#### RECORDED INFORMATION ####
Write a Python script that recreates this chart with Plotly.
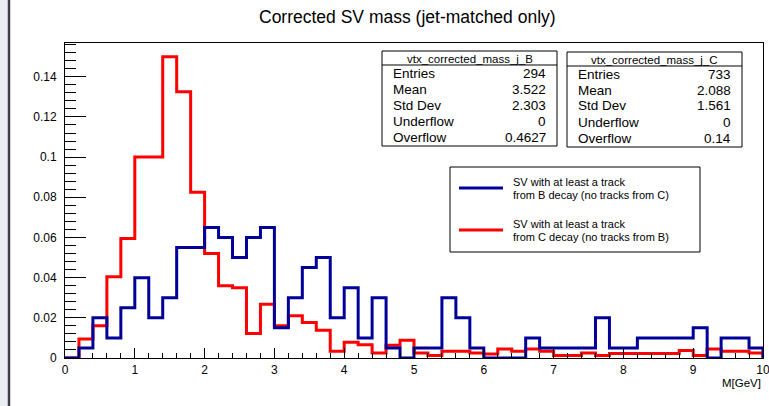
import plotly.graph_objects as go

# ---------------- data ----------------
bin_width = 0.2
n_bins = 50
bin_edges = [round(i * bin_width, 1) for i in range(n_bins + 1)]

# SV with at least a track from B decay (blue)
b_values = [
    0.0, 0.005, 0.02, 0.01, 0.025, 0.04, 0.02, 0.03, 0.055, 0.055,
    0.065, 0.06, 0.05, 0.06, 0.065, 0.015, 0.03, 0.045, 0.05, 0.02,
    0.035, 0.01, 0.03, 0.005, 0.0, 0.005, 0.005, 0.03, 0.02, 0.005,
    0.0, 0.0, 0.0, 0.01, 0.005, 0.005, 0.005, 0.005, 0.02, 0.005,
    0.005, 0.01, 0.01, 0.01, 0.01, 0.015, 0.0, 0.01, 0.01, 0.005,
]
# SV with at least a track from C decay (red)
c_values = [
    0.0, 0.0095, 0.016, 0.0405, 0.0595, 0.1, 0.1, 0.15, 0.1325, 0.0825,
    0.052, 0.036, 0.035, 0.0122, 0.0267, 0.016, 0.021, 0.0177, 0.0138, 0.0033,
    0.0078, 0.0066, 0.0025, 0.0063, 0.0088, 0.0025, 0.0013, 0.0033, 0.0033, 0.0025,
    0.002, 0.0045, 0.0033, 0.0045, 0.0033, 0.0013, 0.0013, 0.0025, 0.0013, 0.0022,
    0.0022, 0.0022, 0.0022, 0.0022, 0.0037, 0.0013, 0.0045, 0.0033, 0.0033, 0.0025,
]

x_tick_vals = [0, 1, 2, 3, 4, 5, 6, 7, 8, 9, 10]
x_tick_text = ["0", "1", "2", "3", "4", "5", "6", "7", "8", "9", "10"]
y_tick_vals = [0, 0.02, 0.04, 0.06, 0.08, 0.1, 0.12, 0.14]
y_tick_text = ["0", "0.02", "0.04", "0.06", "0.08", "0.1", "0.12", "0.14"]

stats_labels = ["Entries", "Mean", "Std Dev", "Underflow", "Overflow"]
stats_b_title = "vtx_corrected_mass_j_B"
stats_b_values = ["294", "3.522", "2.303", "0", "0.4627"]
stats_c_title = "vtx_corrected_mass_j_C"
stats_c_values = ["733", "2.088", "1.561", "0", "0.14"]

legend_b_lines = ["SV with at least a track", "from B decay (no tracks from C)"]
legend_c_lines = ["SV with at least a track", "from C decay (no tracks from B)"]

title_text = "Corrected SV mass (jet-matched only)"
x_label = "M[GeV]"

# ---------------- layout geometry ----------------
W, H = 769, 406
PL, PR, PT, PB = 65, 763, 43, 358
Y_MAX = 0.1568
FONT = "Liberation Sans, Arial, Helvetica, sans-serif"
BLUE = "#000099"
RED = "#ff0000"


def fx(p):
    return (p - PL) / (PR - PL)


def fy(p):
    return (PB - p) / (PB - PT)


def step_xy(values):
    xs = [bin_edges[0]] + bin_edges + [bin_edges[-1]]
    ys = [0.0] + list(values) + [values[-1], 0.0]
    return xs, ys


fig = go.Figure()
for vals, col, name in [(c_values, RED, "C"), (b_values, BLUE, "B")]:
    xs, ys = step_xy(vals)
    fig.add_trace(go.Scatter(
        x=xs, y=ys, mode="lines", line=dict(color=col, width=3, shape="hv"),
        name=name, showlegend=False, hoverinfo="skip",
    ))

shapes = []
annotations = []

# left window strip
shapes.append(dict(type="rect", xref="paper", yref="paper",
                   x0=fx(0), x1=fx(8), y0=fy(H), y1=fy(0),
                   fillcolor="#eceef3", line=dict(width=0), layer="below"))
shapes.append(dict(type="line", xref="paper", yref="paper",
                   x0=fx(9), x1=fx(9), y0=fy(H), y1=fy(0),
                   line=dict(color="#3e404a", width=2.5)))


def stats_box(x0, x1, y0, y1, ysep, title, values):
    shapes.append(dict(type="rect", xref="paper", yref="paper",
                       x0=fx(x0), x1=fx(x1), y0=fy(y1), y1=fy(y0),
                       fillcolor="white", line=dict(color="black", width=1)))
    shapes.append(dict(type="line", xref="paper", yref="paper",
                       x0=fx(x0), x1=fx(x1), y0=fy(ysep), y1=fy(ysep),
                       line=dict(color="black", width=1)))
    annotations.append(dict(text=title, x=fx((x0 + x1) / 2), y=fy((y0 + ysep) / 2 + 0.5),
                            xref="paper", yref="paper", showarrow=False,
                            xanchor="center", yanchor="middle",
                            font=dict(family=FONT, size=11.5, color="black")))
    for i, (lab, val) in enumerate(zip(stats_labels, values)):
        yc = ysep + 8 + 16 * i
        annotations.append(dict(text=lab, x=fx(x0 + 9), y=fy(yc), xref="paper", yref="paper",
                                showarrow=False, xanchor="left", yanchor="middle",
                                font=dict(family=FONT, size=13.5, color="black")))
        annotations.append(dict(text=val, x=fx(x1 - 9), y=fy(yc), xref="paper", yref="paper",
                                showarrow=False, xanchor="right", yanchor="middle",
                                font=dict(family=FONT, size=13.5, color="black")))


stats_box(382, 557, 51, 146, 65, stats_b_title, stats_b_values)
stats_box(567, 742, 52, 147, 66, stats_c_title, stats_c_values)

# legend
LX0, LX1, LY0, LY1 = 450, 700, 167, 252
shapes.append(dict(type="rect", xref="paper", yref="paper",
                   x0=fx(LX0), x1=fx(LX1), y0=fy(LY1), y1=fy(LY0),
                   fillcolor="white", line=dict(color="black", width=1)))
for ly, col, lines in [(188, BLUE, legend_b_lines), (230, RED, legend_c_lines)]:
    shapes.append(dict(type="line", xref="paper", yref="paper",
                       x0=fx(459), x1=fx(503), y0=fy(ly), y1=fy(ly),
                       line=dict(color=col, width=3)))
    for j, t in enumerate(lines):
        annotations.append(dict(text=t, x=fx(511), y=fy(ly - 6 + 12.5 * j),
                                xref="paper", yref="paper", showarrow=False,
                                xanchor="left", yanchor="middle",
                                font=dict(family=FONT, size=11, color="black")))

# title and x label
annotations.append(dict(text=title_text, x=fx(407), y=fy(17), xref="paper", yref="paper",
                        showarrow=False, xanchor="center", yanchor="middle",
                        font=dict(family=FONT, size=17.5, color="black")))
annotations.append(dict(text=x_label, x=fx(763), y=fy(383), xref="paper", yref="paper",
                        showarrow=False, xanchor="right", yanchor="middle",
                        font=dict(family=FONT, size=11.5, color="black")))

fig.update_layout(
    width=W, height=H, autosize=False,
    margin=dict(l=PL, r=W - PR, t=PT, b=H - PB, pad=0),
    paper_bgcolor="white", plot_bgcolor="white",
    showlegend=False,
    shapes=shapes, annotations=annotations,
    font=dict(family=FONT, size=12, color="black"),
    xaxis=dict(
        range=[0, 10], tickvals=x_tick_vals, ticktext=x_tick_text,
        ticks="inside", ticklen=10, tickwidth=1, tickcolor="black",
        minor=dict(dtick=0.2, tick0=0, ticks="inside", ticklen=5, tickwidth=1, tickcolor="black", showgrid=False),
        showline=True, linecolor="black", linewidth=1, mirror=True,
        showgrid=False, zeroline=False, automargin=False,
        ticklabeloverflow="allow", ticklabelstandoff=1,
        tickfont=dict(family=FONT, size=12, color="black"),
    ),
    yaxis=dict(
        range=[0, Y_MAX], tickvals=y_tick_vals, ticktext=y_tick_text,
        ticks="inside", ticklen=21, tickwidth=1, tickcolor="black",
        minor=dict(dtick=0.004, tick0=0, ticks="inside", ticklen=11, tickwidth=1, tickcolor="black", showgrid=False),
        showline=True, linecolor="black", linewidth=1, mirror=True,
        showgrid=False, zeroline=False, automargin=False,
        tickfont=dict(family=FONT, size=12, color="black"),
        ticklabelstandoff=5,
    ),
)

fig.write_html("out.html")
####
WHAT IS EXPECTED — Repeat, word for word and with no pictures, only the lines running from the beginning of the data to the line that contains "bin_edges = [round(i".

EXERCISE RESPONSE —
Write a Python script that recreates this chart with Plotly.
import plotly.graph_objects as go

# ---------------- data ----------------
bin_width = 0.2
n_bins = 50
bin_edges = [round(i * bin_width, 1) for i in range(n_bins + 1)]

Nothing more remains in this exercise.